The people of Moses made in his absence out of their ornaments the image of a calf (for worship): it seemed to low: did they not see that it could neither speak to them nor show them the way? They took it for worship and they did wrong. 1112 1113 1114
The making of the golden calf and its worship by the Israelites during the absence of Moses on the Mount were referred to in ii. 51, and some further details are given in xx. 95-97. Notice how in each case only those points are referred to which are necessary to the argument in hand. A narrator whose object is mere narration, tells the story in all its details, and is done with it. A consummate artist, whose object is to enforce lessons, brings out each point in its proper place. Master of all details, he does not ramble, but with supreme literary skill, just adds the touch that is necessary in each place to complete the spiritual picture. His object is not a story but a lesson. Here notice the contrast between the intense spiritual communion of Moses on the Mount and the simultaneous corruption of his people in his absence. We can understand his righteous indignation and bitter grief (vii. 150). The people had melted all their gold ornaments, and made the image of a calf like the bull of Osiris in the city of Memphis in the wicked Egypt that they had turned their backs upon.

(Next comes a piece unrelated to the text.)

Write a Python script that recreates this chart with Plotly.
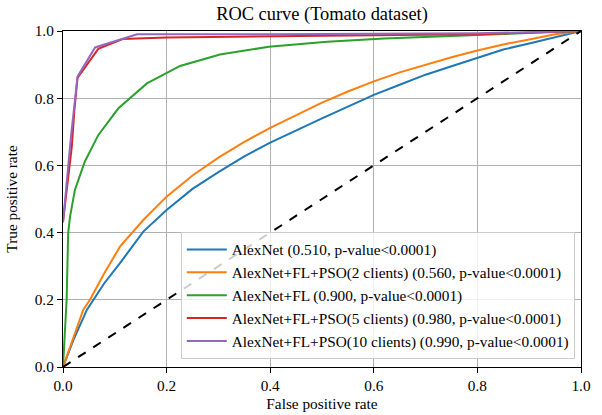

Image of a Calf. Jasad is literally a body, especially the body of a man according to Khalil quoted by Ragib. In xxi. 8, it is used obviously for the human body, as also in xxxviii. 34; but in the latter case, the idea of an image, without any real life or soul, is also suggested. In the present passage I understand many suggestions: (1) that it was a mere image, without life, (2) as such, it could not low, therefore the appearance of lowing, mentioned immediately afterwards, was a fraud: (3) unlike its prototype, the bull of Osiris, it had not even the symbolism of Osiris behind it; the Osiris myth, in the living religion of Egypt, had at least some ethical principles behind it.
The lowing of the golden calf was obviously a deception practised by the promoters of the cult. Lytton in his "Last Days of Pompeii" exposes the deception practised by the priests of Isis. Men hidden behind images imposed on the credulity of the commonalty.